Il rischio passa sopratutto attraverso il riutilizzo di aghi monouso, la non sterilizzazione di materiali e il riutilizzo d'inchiostro contaminato con sangue infetto
Tatuaggi e piercing sempre più amati dai giovanissimi, ma sempre più pericolosi. La tendenza non teme crisi ma, quelle che sono considerate "pratiche ornamentali", sono talvolta effettuate con troppa leggerezza. E con difficoltà in quei controlli igienico sanitari che pratiche del genere per legge comportano. Una recente ricerca condotta dall'università di Roma Tor Vergata su 2.500 studenti liceali, coinvolti con un questionario anonimo, ha rilevato come il 24% di essi abbia avuto complicanze infettive; solo il 17% ha firmato un consenso informato; e solo il 54% è quasi sicuro della sterilità degli strumenti che sono stati utilizzati. Scopo della ricerca è quello di informare gli adolescenti che l'esecuzione di ornamenti estetici in locali non certificati e senza rispetto delle norme igieniche, oppure pratiche fai da te con strumenti artigianali inadeguati, possono essere veicoli di trasmissione di malattie infettive, tramite il sangue.
In particolare, per esempio, quelle prodotte dal virus dell'epatite B e C - Hbv e Hcv - e dal virus dell'Aids - Hiv -, che a volte sono causa di morte. Inoltre, da recenti studi scientifici, è stato rilevato come l'inoculazione nella cute di sostanze chimiche non controllate costituisca un rischio di reazioni indesiderate di tipo tossicologico o di sensibilizzazione allergica. Coloranti, come il rosso, che a volte sono addirittura vietati. «Se l'80% dei ragazzi ha affermato di essere a conoscenza dei rischi d'infezione, solo il 5% è informato correttamente sulle malattie che possono essere trasmesse - spiega Carla Di Stefano, autrice dell'indagine -.

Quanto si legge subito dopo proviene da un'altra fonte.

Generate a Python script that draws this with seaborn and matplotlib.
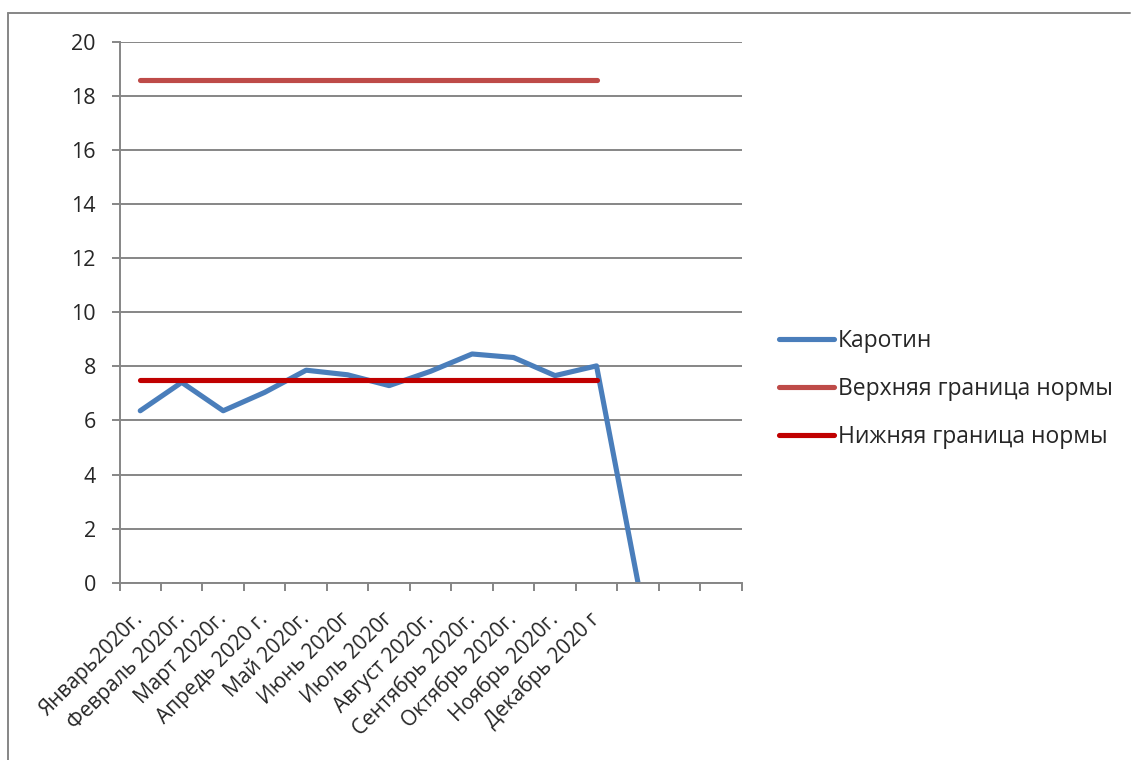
import matplotlib
matplotlib.use("Agg")
import matplotlib.pyplot as plt
from matplotlib.lines import Line2D
import numpy as np
import pandas as pd
import seaborn as sns

# Monthly carotene readings with the reference range bounds
months = ["Январь2020г.", "Февраль 2020г.", "Март 2020г.", "Апредь 2020 г.",
          "Май 2020г.", "Июнь 2020г", "Июль 2020г", "Август 2020г.",
          "Сентябрь 2020г.", "Октябрь 2020г.", "Ноябрь 2020г.", "Декабрь 2020 г"]
carotene = [6.36, 7.41, 6.36, 7.04, 7.86, 7.69, 7.29, 7.82, 8.46, 8.33, 7.66, 8.02, 0.0]
upper_norm = [18.6] * 12
lower_norm = [7.5] * 12
n_categories = 15

series_names = ["Каротин", "Верхняя граница нормы", "Нижняя граница нормы"]
series_colors = ["#4A7EBB", "#BE4B48", "#C00000"]

frames = []
for name, vals in zip(series_names, [carotene, upper_norm, lower_norm]):
    frames.append(pd.DataFrame({"x": np.arange(len(vals)), "value": vals, "series": name}))
df = pd.concat(frames, ignore_index=True)

sns.set_theme(style="white")
plt.rcParams["font.family"] = ["Open Sans", "DejaVu Sans"]

W, H = 1131, 760
LW = 3.7
fig = plt.figure(figsize=(W / 100, H / 100), dpi=100)
ax = fig.add_axes([119.5 / W, 1 - 582.7 / H, (741.7 - 119.5) / W, (582.7 - 42) / H])

sns.lineplot(data=df, x="x", y="value", hue="series", hue_order=series_names,
             palette=series_colors, linewidth=LW, ax=ax, legend=False,
             solid_capstyle="round", solid_joinstyle="round")

grid_c = "#868686"
ax.set_xlim(-0.5, n_categories - 0.5)
ax.set_ylim(0, 20)
ax.set_yticks(np.arange(0, 21, 2))
ax.yaxis.grid(True, color=grid_c, linewidth=1.4)
ax.set_axisbelow(True)

for s in ["top", "right"]:
    ax.spines[s].set_visible(False)
for s in ["left", "bottom"]:
    ax.spines[s].set_color(grid_c)
    ax.spines[s].set_linewidth(1.4)

# category labels at centers, tick marks on category boundaries
ax.set_xticks(np.arange(len(months)))
ax.set_xticklabels(months, rotation=45, ha="right", va="center",
                   rotation_mode="anchor", fontsize=15)
ax.set_xticks(np.arange(n_categories + 1) - 0.5, minor=True)
ax.tick_params(axis="x", which="major", length=0, pad=24)
ax.tick_params(axis="x", which="minor", length=6, width=1.4, color=grid_c, bottom=True)
ax.tick_params(axis="y", length=6, width=1.4, color=grid_c, left=True,
               labelsize=15.5, pad=11)
ax.set_xlabel("")
ax.set_ylabel("")

handles = [Line2D([0], [0], color=c, linewidth=LW, solid_capstyle="round")
           for c in series_colors]
fig.legend(handles, series_names, loc="center left",
           bbox_to_anchor=(758 / W, 1 - 389 / H), frameon=False,
           fontsize=16.5, handlelength=2.4, handletextpad=0.2,
           labelspacing=1.05)

# outer chart frame (left and top edges)
fig.add_artist(Line2D([7.5 / W, 7.5 / W], [0, 1 - 12.5 / H],
                      transform=fig.transFigure, color=grid_c, linewidth=1.4))
fig.add_artist(Line2D([7.5 / W, 1130 / W], [1 - 12.5 / H, 1 - 12.5 / H],
                      transform=fig.transFigure, color=grid_c, linewidth=1.4))

fig.savefig("out.png", dpi=100, facecolor="white")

Eppure il 27% del campione ha dichiarato di avere almeno un piercing, il 20% sfoggia un tatuaggio e sono ancora di più gli "aspiranti": il 20% degli intervistati ha dichiarato l'intenzione di farsi un piercing e il 32% di ornare la pelle con un tatuaggio».
Lo studio
Proprio in questi giorni molti studiosi hanno potuto aggiornarsi con lo studio "Association of tattooing and hepatitis C virus infection: a multicenter case control study" (pubblicato sulla rivista Hepatology), dove si dimostra come l'infezione da Hcv principalmente si trasmetta attraverso: a) il riutilizzo di aghi monouso; b) la non sterilizzazione di materiali; c) il riutilizzo d'inchiostro contaminato con sangue infetto. «Il dato scientificamente più interessante - commenta la Di Stefano - sta nei tempi di sopravvivenza del virus rilevati negli aghi e nell'inchiostro, variabile da pochi giorni nell'ambiente a quasi un mese nell'anestetico: dato ancor più preoccupante se incrociato con la scelta degli adolescenti verso locali spesso economici e non a norma di legge».

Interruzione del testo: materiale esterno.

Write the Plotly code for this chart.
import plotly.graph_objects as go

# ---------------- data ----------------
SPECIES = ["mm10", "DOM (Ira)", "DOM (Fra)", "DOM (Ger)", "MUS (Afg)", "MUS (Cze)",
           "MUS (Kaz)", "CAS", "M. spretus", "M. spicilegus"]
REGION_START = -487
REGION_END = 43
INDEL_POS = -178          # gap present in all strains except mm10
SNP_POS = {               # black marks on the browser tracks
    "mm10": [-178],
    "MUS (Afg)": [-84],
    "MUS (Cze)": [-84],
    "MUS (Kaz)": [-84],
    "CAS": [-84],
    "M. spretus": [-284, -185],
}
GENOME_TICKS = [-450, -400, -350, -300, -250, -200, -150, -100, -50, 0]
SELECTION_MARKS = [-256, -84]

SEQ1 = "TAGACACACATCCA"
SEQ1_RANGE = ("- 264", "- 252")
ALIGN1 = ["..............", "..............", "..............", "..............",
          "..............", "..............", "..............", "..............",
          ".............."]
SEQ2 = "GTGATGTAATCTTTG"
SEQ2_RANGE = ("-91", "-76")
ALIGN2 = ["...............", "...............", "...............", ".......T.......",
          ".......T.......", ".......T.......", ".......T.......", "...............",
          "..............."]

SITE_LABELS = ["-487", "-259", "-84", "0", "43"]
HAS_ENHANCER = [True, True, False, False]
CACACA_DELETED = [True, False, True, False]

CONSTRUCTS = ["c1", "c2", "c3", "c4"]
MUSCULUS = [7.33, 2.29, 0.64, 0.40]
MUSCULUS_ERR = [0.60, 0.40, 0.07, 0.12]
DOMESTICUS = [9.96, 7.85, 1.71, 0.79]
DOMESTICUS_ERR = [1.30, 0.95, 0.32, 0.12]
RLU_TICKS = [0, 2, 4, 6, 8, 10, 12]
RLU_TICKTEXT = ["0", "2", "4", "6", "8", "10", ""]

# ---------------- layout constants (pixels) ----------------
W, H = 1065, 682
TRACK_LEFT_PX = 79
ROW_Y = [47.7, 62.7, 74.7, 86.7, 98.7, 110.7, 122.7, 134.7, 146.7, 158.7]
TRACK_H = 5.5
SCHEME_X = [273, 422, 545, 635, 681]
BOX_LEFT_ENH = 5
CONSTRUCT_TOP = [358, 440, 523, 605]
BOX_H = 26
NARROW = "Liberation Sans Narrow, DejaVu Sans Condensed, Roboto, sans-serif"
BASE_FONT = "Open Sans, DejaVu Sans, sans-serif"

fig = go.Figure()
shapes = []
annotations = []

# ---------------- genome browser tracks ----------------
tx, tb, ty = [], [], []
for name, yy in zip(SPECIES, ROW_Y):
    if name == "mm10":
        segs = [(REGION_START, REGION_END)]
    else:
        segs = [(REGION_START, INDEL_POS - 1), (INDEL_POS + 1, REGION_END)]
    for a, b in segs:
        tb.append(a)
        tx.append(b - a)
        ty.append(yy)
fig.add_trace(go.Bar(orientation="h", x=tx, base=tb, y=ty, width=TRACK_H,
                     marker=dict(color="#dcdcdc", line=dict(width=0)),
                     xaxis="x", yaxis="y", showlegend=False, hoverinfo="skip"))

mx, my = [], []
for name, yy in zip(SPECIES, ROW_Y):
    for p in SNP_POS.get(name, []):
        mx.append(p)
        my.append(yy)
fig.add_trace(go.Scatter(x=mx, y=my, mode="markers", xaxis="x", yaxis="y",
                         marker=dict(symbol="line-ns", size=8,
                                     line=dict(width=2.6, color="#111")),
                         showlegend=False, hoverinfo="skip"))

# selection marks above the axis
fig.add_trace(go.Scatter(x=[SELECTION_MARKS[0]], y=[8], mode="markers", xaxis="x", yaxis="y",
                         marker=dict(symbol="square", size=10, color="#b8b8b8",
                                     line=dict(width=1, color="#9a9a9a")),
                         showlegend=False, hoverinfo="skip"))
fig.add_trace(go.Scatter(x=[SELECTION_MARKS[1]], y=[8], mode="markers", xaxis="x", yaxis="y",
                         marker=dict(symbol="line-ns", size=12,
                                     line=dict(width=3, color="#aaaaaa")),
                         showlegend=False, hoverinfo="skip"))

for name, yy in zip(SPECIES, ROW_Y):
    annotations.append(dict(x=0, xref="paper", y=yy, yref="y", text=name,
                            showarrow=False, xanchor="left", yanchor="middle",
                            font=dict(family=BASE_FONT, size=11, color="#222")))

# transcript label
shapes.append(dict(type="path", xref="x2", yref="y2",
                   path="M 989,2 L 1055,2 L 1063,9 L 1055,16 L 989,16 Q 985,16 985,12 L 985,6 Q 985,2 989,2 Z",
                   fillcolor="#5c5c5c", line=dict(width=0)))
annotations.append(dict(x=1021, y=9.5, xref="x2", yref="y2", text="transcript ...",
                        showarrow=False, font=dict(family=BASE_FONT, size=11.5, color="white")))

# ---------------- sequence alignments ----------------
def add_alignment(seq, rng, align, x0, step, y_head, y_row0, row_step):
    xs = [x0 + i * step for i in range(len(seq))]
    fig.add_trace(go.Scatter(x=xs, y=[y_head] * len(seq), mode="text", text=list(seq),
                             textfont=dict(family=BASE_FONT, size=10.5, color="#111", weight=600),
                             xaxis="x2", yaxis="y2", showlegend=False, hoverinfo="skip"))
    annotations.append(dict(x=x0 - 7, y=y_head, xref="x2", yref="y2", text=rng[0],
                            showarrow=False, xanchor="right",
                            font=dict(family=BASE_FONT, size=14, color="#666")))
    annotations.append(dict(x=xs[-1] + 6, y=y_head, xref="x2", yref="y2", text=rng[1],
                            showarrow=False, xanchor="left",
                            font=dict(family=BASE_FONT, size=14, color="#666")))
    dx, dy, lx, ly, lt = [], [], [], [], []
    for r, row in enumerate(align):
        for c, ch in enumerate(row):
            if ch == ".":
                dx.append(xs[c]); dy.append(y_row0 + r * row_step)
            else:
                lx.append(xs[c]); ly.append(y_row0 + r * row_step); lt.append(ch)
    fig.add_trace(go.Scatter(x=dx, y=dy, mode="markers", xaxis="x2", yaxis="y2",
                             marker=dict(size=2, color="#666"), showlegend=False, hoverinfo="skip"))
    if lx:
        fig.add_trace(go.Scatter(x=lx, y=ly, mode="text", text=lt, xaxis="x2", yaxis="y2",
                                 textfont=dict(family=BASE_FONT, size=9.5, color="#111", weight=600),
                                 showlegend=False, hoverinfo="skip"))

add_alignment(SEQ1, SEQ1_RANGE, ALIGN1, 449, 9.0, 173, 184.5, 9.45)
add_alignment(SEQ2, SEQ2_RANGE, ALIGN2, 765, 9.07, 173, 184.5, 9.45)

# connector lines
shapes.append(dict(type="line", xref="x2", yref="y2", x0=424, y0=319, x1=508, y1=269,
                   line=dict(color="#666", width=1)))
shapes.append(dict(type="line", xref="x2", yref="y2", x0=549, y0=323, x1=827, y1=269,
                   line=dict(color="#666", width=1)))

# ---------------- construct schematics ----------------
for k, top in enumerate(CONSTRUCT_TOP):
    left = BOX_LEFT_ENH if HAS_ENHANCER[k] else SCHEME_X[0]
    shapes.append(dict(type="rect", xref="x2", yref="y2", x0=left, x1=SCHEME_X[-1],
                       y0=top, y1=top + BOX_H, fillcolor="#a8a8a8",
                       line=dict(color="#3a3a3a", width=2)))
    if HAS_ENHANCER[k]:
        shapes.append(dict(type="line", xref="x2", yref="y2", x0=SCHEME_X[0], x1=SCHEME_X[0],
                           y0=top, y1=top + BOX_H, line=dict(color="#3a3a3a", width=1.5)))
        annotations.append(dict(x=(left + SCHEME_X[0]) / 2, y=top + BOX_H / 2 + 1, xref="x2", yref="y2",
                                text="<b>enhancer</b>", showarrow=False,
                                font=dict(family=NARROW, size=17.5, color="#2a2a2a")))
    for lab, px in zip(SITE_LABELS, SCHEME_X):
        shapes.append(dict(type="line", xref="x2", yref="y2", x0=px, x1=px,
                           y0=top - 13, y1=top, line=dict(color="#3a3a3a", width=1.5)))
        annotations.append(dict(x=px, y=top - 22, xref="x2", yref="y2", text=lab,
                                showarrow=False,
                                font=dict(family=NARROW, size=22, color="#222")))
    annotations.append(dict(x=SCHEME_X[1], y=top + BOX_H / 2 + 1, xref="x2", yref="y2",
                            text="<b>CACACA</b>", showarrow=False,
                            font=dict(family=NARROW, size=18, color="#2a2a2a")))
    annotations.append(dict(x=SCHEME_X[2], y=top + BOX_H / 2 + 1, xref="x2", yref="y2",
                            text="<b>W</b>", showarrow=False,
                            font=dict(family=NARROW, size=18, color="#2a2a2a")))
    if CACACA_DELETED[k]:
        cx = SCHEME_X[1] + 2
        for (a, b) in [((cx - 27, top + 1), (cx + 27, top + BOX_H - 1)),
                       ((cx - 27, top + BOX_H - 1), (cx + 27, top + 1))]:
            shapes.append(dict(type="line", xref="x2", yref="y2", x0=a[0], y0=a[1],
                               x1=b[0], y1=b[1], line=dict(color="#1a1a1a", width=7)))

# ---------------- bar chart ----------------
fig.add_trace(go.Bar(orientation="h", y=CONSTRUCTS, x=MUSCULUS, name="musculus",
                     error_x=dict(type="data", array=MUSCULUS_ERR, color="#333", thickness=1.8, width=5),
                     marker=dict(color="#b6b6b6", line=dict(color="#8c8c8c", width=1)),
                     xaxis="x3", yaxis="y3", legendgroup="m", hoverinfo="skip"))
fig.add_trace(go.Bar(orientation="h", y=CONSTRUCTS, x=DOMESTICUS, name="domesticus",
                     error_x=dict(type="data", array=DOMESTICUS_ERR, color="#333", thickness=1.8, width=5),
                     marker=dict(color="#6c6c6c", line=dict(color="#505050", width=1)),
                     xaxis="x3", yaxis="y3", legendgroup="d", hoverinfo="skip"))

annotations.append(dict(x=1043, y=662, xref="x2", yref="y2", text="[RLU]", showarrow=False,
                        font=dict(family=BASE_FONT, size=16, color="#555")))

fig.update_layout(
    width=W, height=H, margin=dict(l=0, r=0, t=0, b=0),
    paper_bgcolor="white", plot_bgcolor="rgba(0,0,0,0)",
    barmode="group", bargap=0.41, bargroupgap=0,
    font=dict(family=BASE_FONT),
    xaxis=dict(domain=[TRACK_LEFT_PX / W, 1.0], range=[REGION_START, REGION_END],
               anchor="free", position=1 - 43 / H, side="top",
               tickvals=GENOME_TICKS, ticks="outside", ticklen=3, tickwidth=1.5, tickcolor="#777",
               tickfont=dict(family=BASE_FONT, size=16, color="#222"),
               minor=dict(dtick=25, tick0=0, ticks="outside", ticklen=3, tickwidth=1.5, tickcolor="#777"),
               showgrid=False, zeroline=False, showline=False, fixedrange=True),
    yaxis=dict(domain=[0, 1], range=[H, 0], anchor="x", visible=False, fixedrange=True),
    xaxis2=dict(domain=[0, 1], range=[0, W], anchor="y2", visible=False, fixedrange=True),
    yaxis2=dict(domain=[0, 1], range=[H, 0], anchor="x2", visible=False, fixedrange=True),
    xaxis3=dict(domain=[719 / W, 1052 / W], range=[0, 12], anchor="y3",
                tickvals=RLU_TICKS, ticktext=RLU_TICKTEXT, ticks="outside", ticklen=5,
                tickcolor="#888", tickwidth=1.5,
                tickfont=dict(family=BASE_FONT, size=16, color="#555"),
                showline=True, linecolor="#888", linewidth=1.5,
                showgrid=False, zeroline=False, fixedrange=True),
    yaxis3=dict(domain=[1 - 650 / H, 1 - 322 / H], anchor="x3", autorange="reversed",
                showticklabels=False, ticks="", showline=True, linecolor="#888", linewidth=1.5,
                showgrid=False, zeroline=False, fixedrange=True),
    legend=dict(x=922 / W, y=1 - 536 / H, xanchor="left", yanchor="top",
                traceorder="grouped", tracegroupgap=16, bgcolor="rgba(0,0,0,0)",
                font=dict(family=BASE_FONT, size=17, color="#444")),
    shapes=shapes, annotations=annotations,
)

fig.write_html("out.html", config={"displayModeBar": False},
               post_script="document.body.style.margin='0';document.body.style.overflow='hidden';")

L'aumento del rischio di epatite
Per quanto riguarda tatuaggi e piercing non sembrano esserci casistiche da procedure effettuate in studi professionali, «ma il rischio aumenta quando tali procedure vengono eseguite talora da principianti, in strutture con scarse condizioni igieniche e sterilità degli strumenti o con strumenti improvvisati - corde di chitarra, graffette o aghi da cucito - ma anche nelle carceri o in situazioni non regolate come l'ambiente domestico», dice Vincenzo Bruzzese, presidente del Congresso Sigr dove è presentata la ricerca. «A partire dalla fine degli anni '90 - avverte la Di Stefano - questo problema è stato più volte messo in evidenza in Italia attraverso i dati della Sorveglianza delle epatiti virali acute (Seieva). Recentemente è stato stimato che nel nostro Paese una quota di casi di epatite C acuta superiore al 10% è attribuibile ai trattamenti estetici; inoltre, una volta esclusi i tossicodipendenti dall'analisi, si può stimare che coloro i quali si sottopongono a un tatuaggio hanno un rischio 3,4 volte più alto di contrarre l'epatite C rispetto a chi non ci si sottopone. Analogamente, per quanto riguarda il piercing, il rischio di contrarre l'epatite C è 2,7 volte maggiore rispetto a chi non se lo fa applicare».